Overall, May same-store sales were expected to fall 4.1 percent from a year earlier at companies tracked by Thomson Reuters, compared with a 1.1 percent rise in May 2008. Such a decline would be smaller than the year-to-date average of a 4.5 percent drop.

In May 2008, before the financial crisis was declared a recession, retailers felt the benefit of consumers starting to spend their stimulus rebate checks.

FOOD SELLS AT COSTCO

Excluding sales of gasoline, Costco’s same-store sales rose 1 percent. Food was one of the best sellers, with shoppers scooping up deli meats, frozen food and candy. While electronics sold well, average prices in the category were down 39 percent, the company said.

In the teen category, Hot Topic Inc (HOTT.O) said late on Wednesday that its same-store sales fell 6.4 percent in May, steeper than analysts’ forecast for a 4.3 percent decline.

One bright spot was Buckle Inc (BKE.N), which surpassed forecasts with a 13.4 percent jump in May same-store sales.

Results from smaller retailers such as Buckle may receive more attention now that Wal-Mart has stopped reporting monthly sales, analysts said.

Without Wal-Mart’s impact, investors will get a clearer picture of how other discount chains, department stores, apparel retailers and drugstores are faring in the recession.

At Buckle, which caters to teens with more basic merchandise, women’s and men’s denim and accessories sold well.

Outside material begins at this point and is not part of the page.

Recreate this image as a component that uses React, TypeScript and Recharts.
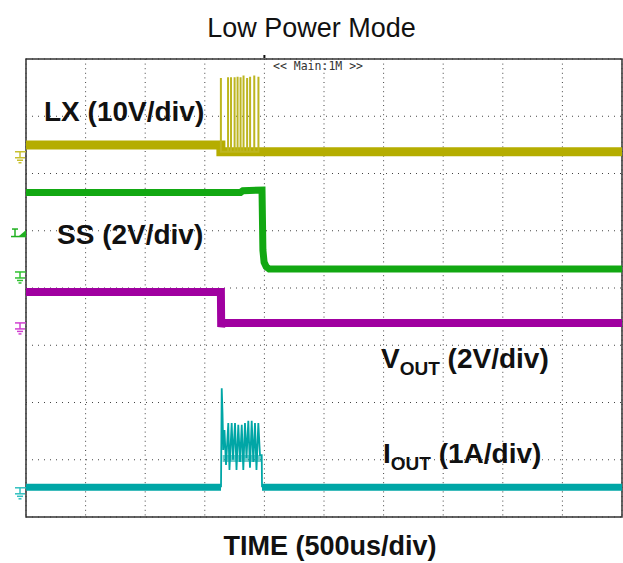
import React from 'react'
import { LineChart, Line, XAxis, YAxis, CartesianGrid, ReferenceArea, ReferenceDot } from 'recharts'

// scope screen: time in divisions (500us/div), levels in divisions from the bottom edge
const xTicks = [0, 1, 2, 3, 4, 5, 6, 7, 8, 9, 10]
const yTicks = [0, 1, 2, 3, 4, 5, 6, 7, 8]

const lxTimes = [0, 3.27, 3.27, 10]
const lxLevels = [6.5, 6.5, 6.38, 6.38]
const lxPulseTimes = [3.27, 3.39, 3.44, 3.5, 3.55, 3.6, 3.65, 3.71, 3.76, 3.83, 3.9]
const lxPulseTops = [7.67, 7.68, 7.68, 7.68, 7.69, 7.68, 7.71, 7.67, 7.69, 7.71, 7.69]
const lxPulseBase = 6.38

const ssTimes = [0, 3.6, 3.64, 3.96, 3.975, 3.995, 4.03, 4.08, 10]
const ssLevels = [5.67, 5.67, 5.7, 5.71, 4.66, 4.45, 4.37, 4.33, 4.33]

const voutTimes = [0, 3.27, 3.275, 3.29, 10]
const voutLevels = [3.93, 3.93, 3.32, 3.39, 3.39]

const ioutTimes = [0, 3.272, 3.273, 3.96, 10]
const ioutLevels = [0.52, 0.52, null, 0.52, 0.52]
const ioutPulseTimes = [3.272, 3.284, 3.297, 3.31, 3.33, 3.356, 3.394, 3.414, 3.451, 3.473, 3.507, 3.532, 3.562, 3.591, 3.62, 3.646, 3.674, 3.7, 3.73, 3.758, 3.787, 3.814, 3.842, 3.867, 3.898, 3.926, 3.955, 3.96]
const ioutPulseLevels = [0.52, 2.25, 1.82, 1.17, 1.52, 0.91, 1.64, 0.82, 1.64, 1.0, 1.64, 0.82, 1.61, 0.96, 1.61, 0.82, 1.64, 1.03, 1.68, 0.86, 1.68, 0.96, 1.64, 0.82, 1.64, 1.08, 1.08, 0.52]
const ioutBandTimes = [3.3, 3.95]
const ioutBandLevels = [1.02, 1.02]

// channel ground reference levels (left edge markers)
const grounds = [
  { level: 6.38, color: '#c8c030' },
  { level: 4.28, color: '#30c030' },
  { level: 3.39, color: '#d040d0' },
  { level: 0.51, color: '#30c0c0' },
]
const triggerLevel = 4.96
const triggerTime = 4

const zip = (ts: number[], vs: (number | null)[]) => ts.map((t, i) => ({ t, v: vs[i] }))

const lxData = zip(lxTimes, lxLevels)
const lxPulseData = lxPulseTimes.flatMap((t, i) => [
  { t, v: lxPulseBase },
  { t, v: lxPulseTops[i] },
  { t, v: lxPulseBase },
])
const ssData = zip(ssTimes, ssLevels)
const voutData = zip(voutTimes, voutLevels)
const ioutData = zip(ioutTimes, ioutLevels)
const ioutPulseData = zip(ioutPulseTimes, ioutPulseLevels)
const ioutBandData = zip(ioutBandTimes, ioutBandLevels)

const GroundMark = ({ cx, cy, color }: any) => (
  <g stroke={color} strokeWidth={1.5} fill="none">
    <line x1={cx - 11} x2={cx} y1={cy} y2={cy} />
    <line x1={cx - 6} x2={cx - 6} y1={cy} y2={cy + 6} />
    <line x1={cx - 11} x2={cx - 1} y1={cy + 6} y2={cy + 6} />
    <line x1={cx - 9} x2={cx - 3} y1={cy + 8.5} y2={cy + 8.5} />
    <line x1={cx - 7.5} x2={cx - 4.5} y1={cy + 11} y2={cy + 11} />
  </g>
)

const TriggerMark = ({ cx, cy }: any) => (
  <g stroke="#20b020" strokeWidth={1.5} fill="#20b020">
    <line x1={cx - 14} x2={cx - 8} y1={cy - 4} y2={cy - 4} />
    <line x1={cx - 11} x2={cx - 11} y1={cy - 4} y2={cy + 3} />
    <line x1={cx - 15} x2={cx} y1={cy + 3.5} y2={cy + 3.5} />
    <polygon points={`${cx - 7},${cy + 3} ${cx},${cy + 3} ${cx},${cy - 3}`} stroke="none" />
  </g>
)

const TopTick = ({ cx, cy }: any) => <rect x={cx - 1} y={cy - 4} width={2} height={3} fill="#111" />

export default function App() {
  const font = 'Arial, "Liberation Sans", sans-serif'
  return (
    <div style={{ position: 'absolute', left: 0, top: 0, width: 623, height: 563, background: '#fff' }}>
      <LineChart width={623} height={563} margin={{ top: 59, right: 1, bottom: 46, left: 26 }}>
        <XAxis type="number" dataKey="t" domain={[0, 10]} ticks={xTicks} hide allowDuplicatedCategory={false} />
        <YAxis type="number" domain={[0, 8]} ticks={yTicks} hide />
        <CartesianGrid horizontal={false} stroke="#444" strokeDasharray="1 3.6" />
        <CartesianGrid vertical={false} stroke="#444" strokeDasharray="1 5" />
        <ReferenceArea x1={0} x2={10} y1={0} y2={8} fill="none" stroke="#333" strokeWidth={1.5} ifOverflow="visible" />

        <Line data={lxData} dataKey="v" type="linear" stroke="#b5ad00" strokeWidth={9} dot={false} isAnimationActive={false} />
        <Line data={lxPulseData} dataKey="v" type="linear" stroke="#bdb620" strokeWidth={2} dot={false} isAnimationActive={false} />
        <Line data={ssData} dataKey="v" type="linear" stroke="#12a812" strokeWidth={7} dot={false} isAnimationActive={false} />
        <Line data={voutData} dataKey="v" type="linear" stroke="#a000a0" strokeWidth={8} dot={false} isAnimationActive={false} />
        <Line data={ioutData} dataKey="v" type="linear" stroke="#00a6a6" strokeWidth={7} dot={false} connectNulls={false} isAnimationActive={false} />
        <Line data={ioutBandData} dataKey="v" type="linear" stroke="#10a8a8" strokeOpacity={0.6} strokeWidth={7} dot={false} isAnimationActive={false} />
        <Line data={ioutPulseData} dataKey="v" type="linear" stroke="#00a6a6" strokeWidth={1.8} dot={false} isAnimationActive={false} />

        {grounds.map((g, i) => (
          <ReferenceDot key={i} x={0} y={g.level} ifOverflow="visible" shape={(p: any) => <GroundMark {...p} color={g.color} />} />
        ))}
        <ReferenceDot x={0} y={triggerLevel} ifOverflow="visible" shape={(p: any) => <TriggerMark {...p} />} />
        <ReferenceDot x={triggerTime} y={8} ifOverflow="visible" shape={(p: any) => <TopTick {...p} />} />
      </LineChart>

      <svg width={623} height={563} style={{ position: 'absolute', left: 0, top: 0, pointerEvents: 'none' }}>
        <text x={311.5} y={37} textAnchor="middle" fontFamily={font} fontSize={27} fill="#111">Low Power Mode</text>
        <text x={273} y={70} fontFamily='"DejaVu Sans Mono", monospace' fontSize={11.5} fill="#333">{'<< Main:1M >>'}</text>
        <text x={44} y={121} fontFamily={font} fontSize={28} fontWeight="bold" fill="#111">LX (10V/div)</text>
        <text x={57} y={244} fontFamily={font} fontSize={28} fontWeight="bold" fill="#111">SS (2V/div)</text>
        <text x={381} y={368} fontFamily={font} fontSize={28} fontWeight="bold" fill="#111">
          V<tspan fontSize={19} dy={7}>OUT</tspan><tspan dy={-7}> (2V/div)</tspan>
        </text>
        <text x={383} y={463} fontFamily={font} fontSize={28} fontWeight="bold" fill="#111">
          I<tspan fontSize={19} dy={7}>OUT</tspan><tspan dy={-7}> (1A/div)</tspan>
        </text>
        <text x={330} y={555} textAnchor="middle" fontFamily={font} fontSize={27} fontWeight="bold" fill="#111">TIME (500us/div)</text>
      </svg>
    </div>
  )
}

Buckle said it even sold some more expensive items than a year earlier, with prices up about 3 percent in the women’s category, which accounts for the majority of its business, and up about 8 percent on the men’s side.

While Wal-Mart did not issue monthly sales data, investors will watch for any general comments it makes about sales as it talks to members of the media on Thursday and addresses shareholders and analysts at meetings on Friday.